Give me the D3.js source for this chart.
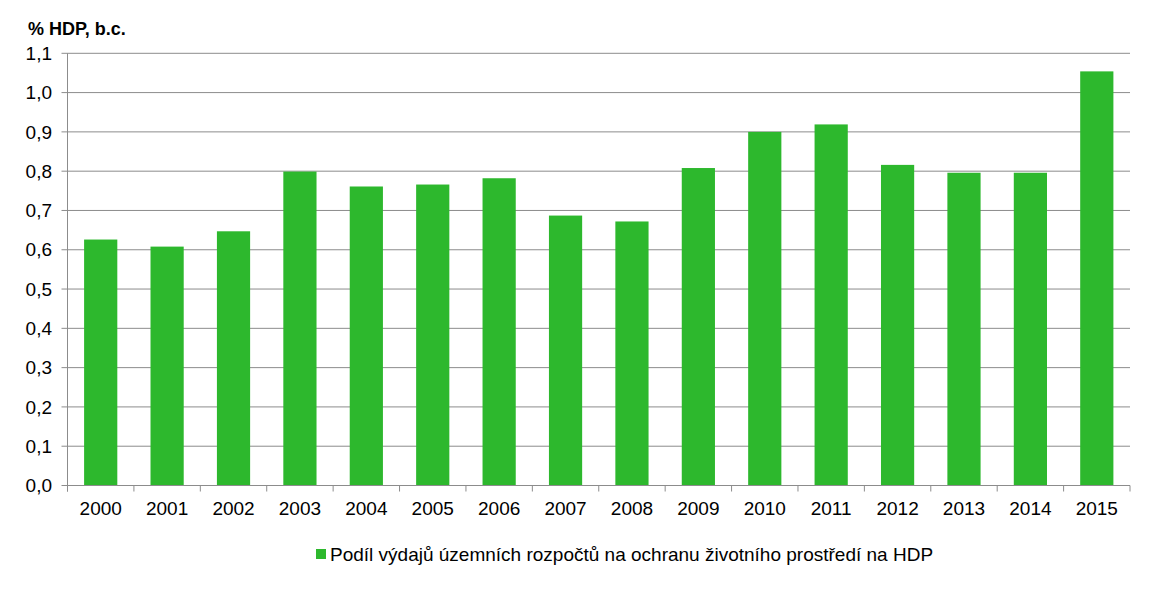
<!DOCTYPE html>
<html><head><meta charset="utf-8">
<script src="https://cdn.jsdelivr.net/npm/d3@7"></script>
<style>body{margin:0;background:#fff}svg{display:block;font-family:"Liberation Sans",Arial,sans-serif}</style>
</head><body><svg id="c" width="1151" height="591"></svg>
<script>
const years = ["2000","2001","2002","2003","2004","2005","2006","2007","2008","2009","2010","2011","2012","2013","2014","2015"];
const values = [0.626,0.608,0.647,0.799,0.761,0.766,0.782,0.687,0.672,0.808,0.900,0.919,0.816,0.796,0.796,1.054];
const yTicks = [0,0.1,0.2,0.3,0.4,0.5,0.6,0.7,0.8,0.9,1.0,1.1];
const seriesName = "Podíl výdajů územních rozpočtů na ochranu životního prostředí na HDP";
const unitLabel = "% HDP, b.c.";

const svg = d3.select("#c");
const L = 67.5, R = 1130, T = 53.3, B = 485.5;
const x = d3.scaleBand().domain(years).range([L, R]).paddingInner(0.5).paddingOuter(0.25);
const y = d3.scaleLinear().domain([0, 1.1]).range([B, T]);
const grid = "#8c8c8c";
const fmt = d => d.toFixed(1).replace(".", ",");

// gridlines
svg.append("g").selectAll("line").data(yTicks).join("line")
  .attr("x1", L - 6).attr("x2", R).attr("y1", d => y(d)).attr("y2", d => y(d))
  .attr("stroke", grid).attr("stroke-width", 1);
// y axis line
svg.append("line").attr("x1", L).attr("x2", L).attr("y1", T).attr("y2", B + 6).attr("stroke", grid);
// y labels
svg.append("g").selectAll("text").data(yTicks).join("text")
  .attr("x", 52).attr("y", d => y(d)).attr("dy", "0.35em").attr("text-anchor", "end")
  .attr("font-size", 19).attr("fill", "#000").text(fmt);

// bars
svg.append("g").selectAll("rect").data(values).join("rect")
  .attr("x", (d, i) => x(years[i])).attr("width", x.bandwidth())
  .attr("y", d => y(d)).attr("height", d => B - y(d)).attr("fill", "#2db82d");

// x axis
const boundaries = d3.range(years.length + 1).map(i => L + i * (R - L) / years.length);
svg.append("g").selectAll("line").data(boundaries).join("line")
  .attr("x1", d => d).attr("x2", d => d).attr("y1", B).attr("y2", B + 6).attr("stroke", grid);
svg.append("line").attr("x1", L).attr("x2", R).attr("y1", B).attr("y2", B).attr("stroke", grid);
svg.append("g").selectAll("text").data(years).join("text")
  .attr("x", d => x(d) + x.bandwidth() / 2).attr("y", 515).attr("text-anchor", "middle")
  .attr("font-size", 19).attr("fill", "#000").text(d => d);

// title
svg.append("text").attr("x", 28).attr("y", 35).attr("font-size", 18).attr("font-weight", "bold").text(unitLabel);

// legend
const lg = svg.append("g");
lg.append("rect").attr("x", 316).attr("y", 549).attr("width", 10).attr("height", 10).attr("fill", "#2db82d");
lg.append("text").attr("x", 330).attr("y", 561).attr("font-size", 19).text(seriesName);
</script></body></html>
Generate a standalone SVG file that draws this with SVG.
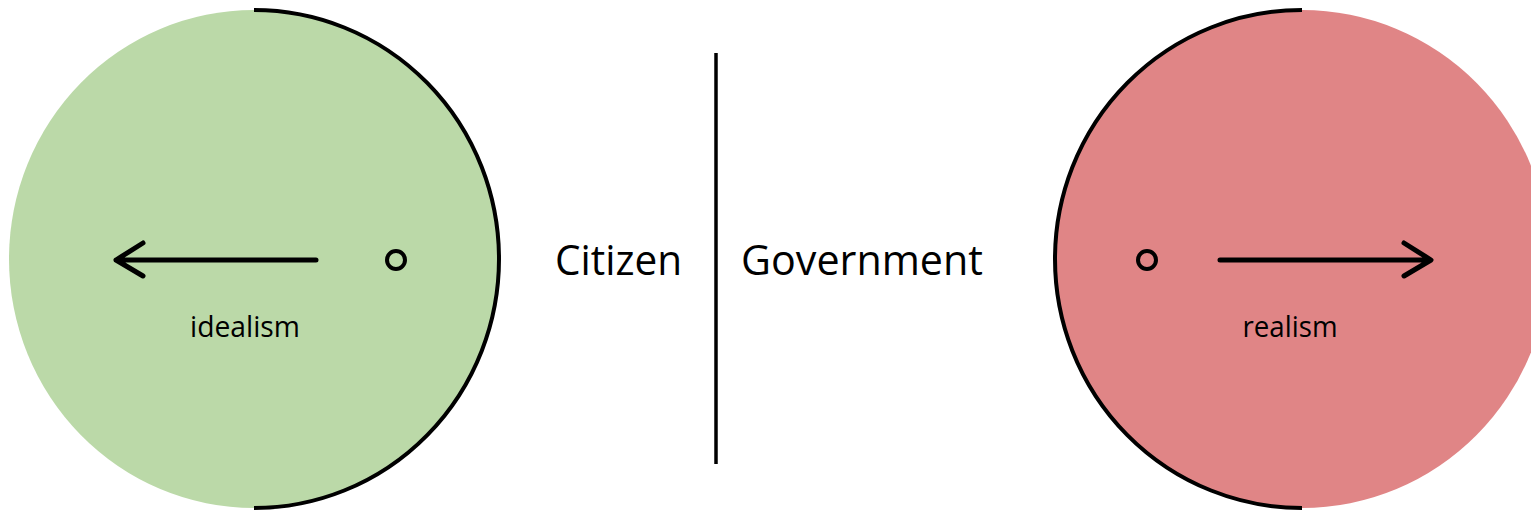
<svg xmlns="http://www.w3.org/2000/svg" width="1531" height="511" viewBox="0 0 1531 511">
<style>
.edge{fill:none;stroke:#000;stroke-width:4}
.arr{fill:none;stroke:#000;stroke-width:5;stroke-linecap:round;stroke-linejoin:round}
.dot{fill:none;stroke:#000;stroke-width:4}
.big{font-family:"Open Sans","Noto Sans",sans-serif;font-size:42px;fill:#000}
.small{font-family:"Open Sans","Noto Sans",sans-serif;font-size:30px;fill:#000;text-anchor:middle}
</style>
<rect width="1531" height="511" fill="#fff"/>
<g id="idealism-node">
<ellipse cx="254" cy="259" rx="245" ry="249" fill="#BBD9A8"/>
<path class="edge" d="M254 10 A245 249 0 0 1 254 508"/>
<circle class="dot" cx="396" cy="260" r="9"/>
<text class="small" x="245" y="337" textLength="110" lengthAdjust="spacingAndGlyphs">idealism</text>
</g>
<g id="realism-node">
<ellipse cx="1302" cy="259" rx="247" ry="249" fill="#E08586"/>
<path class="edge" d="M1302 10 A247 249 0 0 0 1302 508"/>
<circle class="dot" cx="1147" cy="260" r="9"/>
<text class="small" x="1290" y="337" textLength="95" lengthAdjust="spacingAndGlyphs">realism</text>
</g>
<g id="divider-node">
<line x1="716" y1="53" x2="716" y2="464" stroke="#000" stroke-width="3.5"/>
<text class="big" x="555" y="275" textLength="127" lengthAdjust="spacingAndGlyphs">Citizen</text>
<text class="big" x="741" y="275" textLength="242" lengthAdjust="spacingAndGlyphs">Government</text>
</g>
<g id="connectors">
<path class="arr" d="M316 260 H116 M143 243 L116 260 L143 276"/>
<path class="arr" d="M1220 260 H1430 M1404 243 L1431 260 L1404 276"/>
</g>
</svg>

# # # #

**Aim:** Report each line in the preceding entries that holds the string "this".

**Reply to the task:**
Give me the D3.js source for this chart.
Generate a standalone SVG file that draws this with SVG.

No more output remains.